_Data for this exercise_:
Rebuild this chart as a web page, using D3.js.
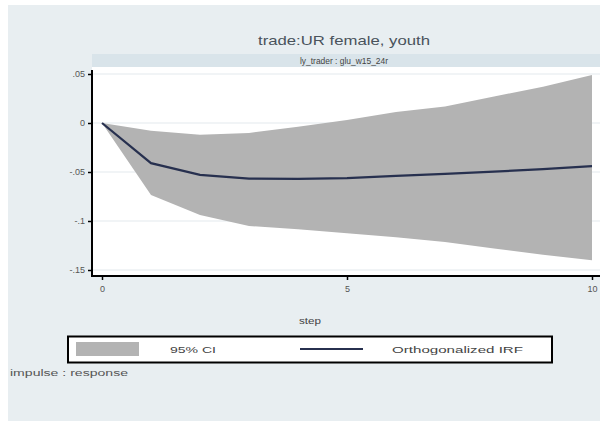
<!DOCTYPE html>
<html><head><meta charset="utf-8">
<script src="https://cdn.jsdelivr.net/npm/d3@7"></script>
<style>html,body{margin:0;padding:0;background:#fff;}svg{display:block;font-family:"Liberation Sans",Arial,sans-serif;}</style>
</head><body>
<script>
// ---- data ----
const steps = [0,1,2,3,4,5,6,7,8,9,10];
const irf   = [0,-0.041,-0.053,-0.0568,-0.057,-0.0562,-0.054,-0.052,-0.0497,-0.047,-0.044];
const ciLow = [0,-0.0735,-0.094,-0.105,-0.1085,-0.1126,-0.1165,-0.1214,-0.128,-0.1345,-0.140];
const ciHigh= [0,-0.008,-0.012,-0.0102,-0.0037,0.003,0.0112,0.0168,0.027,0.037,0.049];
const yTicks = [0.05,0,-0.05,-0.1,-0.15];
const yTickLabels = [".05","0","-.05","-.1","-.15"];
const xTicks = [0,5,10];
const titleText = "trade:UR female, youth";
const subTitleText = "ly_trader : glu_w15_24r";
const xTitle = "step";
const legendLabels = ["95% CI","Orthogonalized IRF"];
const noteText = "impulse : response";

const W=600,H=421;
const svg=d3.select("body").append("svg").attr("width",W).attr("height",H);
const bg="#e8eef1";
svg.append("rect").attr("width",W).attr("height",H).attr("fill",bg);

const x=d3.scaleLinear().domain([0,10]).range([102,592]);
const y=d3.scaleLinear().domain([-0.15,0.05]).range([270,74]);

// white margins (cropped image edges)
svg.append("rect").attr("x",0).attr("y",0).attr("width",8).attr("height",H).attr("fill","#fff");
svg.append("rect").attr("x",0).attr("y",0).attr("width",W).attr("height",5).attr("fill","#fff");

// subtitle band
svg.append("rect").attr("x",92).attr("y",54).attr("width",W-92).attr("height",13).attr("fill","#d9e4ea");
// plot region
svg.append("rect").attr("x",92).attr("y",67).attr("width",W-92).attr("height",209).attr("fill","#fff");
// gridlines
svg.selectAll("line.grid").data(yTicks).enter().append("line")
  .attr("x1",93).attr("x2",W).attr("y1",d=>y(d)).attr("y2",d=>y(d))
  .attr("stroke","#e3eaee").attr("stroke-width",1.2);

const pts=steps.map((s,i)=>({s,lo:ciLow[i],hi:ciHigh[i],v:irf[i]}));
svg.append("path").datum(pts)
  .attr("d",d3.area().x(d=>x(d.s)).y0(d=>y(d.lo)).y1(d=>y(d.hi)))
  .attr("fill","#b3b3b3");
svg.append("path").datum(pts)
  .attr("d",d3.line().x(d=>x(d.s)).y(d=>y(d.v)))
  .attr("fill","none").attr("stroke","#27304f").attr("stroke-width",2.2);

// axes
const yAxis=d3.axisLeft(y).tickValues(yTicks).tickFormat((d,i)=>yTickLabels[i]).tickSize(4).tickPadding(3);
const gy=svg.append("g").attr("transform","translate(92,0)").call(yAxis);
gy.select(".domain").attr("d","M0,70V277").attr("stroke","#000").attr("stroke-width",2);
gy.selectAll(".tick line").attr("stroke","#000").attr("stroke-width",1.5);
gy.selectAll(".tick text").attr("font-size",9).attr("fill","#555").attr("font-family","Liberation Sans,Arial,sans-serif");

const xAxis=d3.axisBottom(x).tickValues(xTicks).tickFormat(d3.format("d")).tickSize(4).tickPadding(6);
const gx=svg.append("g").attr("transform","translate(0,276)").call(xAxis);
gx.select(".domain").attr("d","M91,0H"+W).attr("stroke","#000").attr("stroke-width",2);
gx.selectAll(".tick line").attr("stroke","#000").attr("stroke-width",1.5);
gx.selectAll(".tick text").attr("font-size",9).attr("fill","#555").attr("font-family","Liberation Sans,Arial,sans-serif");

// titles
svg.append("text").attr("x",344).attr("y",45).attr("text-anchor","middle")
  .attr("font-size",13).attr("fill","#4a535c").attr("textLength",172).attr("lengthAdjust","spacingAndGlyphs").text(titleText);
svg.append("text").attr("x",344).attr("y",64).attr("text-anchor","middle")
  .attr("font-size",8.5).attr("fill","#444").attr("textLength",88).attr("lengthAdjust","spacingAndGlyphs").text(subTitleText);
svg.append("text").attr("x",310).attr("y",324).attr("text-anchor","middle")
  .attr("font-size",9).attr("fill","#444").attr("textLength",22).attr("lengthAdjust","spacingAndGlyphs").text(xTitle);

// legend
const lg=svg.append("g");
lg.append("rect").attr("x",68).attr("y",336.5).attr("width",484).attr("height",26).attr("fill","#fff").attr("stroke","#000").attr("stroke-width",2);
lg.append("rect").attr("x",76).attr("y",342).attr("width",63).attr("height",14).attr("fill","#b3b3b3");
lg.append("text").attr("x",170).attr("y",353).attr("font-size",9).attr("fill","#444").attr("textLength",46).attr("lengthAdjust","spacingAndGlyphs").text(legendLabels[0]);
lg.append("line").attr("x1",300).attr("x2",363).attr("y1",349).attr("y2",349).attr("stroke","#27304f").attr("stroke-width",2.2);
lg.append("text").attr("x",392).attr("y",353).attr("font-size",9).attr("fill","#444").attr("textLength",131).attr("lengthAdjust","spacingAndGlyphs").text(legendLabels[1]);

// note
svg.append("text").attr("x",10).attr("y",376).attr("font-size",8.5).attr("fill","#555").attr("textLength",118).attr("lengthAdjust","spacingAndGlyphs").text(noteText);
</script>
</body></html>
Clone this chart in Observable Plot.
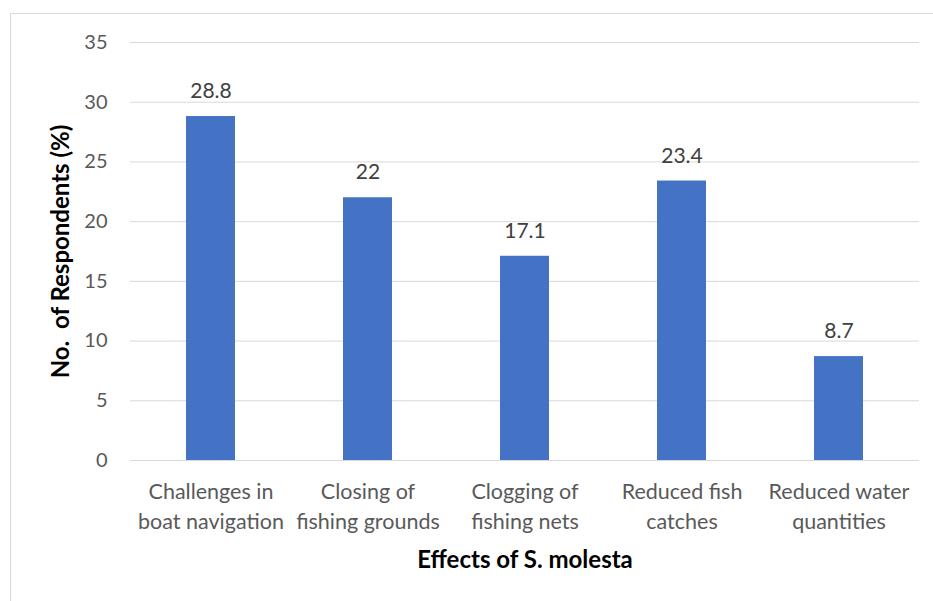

_Exercise task_: Restate the whole listing above exactly, please, omitting every image.

_Response to this exercise_:
Rebuild this chart as a web page, using D3.js.
<!DOCTYPE html>
<html><head><meta charset="utf-8">
<script src="https://cdn.jsdelivr.net/npm/d3@7"></script>
<style>html,body{margin:0;padding:0;background:#fff;}svg{display:block;font-family:"Liberation Sans",Arial,sans-serif;}</style>
</head><body>
<script>
// ---- data ----
const steps = [0,1,2,3,4,5,6,7,8,9,10];
const irf   = [0,-0.041,-0.053,-0.0568,-0.057,-0.0562,-0.054,-0.052,-0.0497,-0.047,-0.044];
const ciLow = [0,-0.0735,-0.094,-0.105,-0.1085,-0.1126,-0.1165,-0.1214,-0.128,-0.1345,-0.140];
const ciHigh= [0,-0.008,-0.012,-0.0102,-0.0037,0.003,0.0112,0.0168,0.027,0.037,0.049];
const yTicks = [0.05,0,-0.05,-0.1,-0.15];
const yTickLabels = [".05","0","-.05","-.1","-.15"];
const xTicks = [0,5,10];
const titleText = "trade:UR female, youth";
const subTitleText = "ly_trader : glu_w15_24r";
const xTitle = "step";
const legendLabels = ["95% CI","Orthogonalized IRF"];
const noteText = "impulse : response";

const W=600,H=421;
const svg=d3.select("body").append("svg").attr("width",W).attr("height",H);
const bg="#e8eef1";
svg.append("rect").attr("width",W).attr("height",H).attr("fill",bg);

const x=d3.scaleLinear().domain([0,10]).range([102,592]);
const y=d3.scaleLinear().domain([-0.15,0.05]).range([270,74]);

// white margins (cropped image edges)
svg.append("rect").attr("x",0).attr("y",0).attr("width",8).attr("height",H).attr("fill","#fff");
svg.append("rect").attr("x",0).attr("y",0).attr("width",W).attr("height",5).attr("fill","#fff");

// subtitle band
svg.append("rect").attr("x",92).attr("y",54).attr("width",W-92).attr("height",13).attr("fill","#d9e4ea");
// plot region
svg.append("rect").attr("x",92).attr("y",67).attr("width",W-92).attr("height",209).attr("fill","#fff");
// gridlines
svg.selectAll("line.grid").data(yTicks).enter().append("line")
  .attr("x1",93).attr("x2",W).attr("y1",d=>y(d)).attr("y2",d=>y(d))
  .attr("stroke","#e3eaee").attr("stroke-width",1.2);

const pts=steps.map((s,i)=>({s,lo:ciLow[i],hi:ciHigh[i],v:irf[i]}));
svg.append("path").datum(pts)
  .attr("d",d3.area().x(d=>x(d.s)).y0(d=>y(d.lo)).y1(d=>y(d.hi)))
  .attr("fill","#b3b3b3");
svg.append("path").datum(pts)
  .attr("d",d3.line().x(d=>x(d.s)).y(d=>y(d.v)))
  .attr("fill","none").attr("stroke","#27304f").attr("stroke-width",2.2);

// axes
const yAxis=d3.axisLeft(y).tickValues(yTicks).tickFormat((d,i)=>yTickLabels[i]).tickSize(4).tickPadding(3);
const gy=svg.append("g").attr("transform","translate(92,0)").call(yAxis);
gy.select(".domain").attr("d","M0,70V277").attr("stroke","#000").attr("stroke-width",2);
gy.selectAll(".tick line").attr("stroke","#000").attr("stroke-width",1.5);
gy.selectAll(".tick text").attr("font-size",9).attr("fill","#555").attr("font-family","Liberation Sans,Arial,sans-serif");

const xAxis=d3.axisBottom(x).tickValues(xTicks).tickFormat(d3.format("d")).tickSize(4).tickPadding(6);
const gx=svg.append("g").attr("transform","translate(0,276)").call(xAxis);
gx.select(".domain").attr("d","M91,0H"+W).attr("stroke","#000").attr("stroke-width",2);
gx.selectAll(".tick line").attr("stroke","#000").attr("stroke-width",1.5);
gx.selectAll(".tick text").attr("font-size",9).attr("fill","#555").attr("font-family","Liberation Sans,Arial,sans-serif");

// titles
svg.append("text").attr("x",344).attr("y",45).attr("text-anchor","middle")
  .attr("font-size",13).attr("fill","#4a535c").attr("textLength",172).attr("lengthAdjust","spacingAndGlyphs").text(titleText);
svg.append("text").attr("x",344).attr("y",64).attr("text-anchor","middle")
  .attr("font-size",8.5).attr("fill","#444").attr("textLength",88).attr("lengthAdjust","spacingAndGlyphs").text(subTitleText);
svg.append("text").attr("x",310).attr("y",324).attr("text-anchor","middle")
  .attr("font-size",9).attr("fill","#444").attr("textLength",22).attr("lengthAdjust","spacingAndGlyphs").text(xTitle);

// legend
const lg=svg.append("g");
lg.append("rect").attr("x",68).attr("y",336.5).attr("width",484).attr("height",26).attr("fill","#fff").attr("stroke","#000").attr("stroke-width",2);
lg.append("rect").attr("x",76).attr("y",342).attr("width",63).attr("height",14).attr("fill","#b3b3b3");
lg.append("text").attr("x",170).attr("y",353).attr("font-size",9).attr("fill","#444").attr("textLength",46).attr("lengthAdjust","spacingAndGlyphs").text(legendLabels[0]);
lg.append("line").attr("x1",300).attr("x2",363).attr("y1",349).attr("y2",349).attr("stroke","#27304f").attr("stroke-width",2.2);
lg.append("text").attr("x",392).attr("y",353).attr("font-size",9).attr("fill","#444").attr("textLength",131).attr("lengthAdjust","spacingAndGlyphs").text(legendLabels[1]);

// note
svg.append("text").attr("x",10).attr("y",376).attr("font-size",8.5).attr("fill","#555").attr("textLength",118).attr("lengthAdjust","spacingAndGlyphs").text(noteText);
</script>
</body></html>
Clone this chart in Observable Plot.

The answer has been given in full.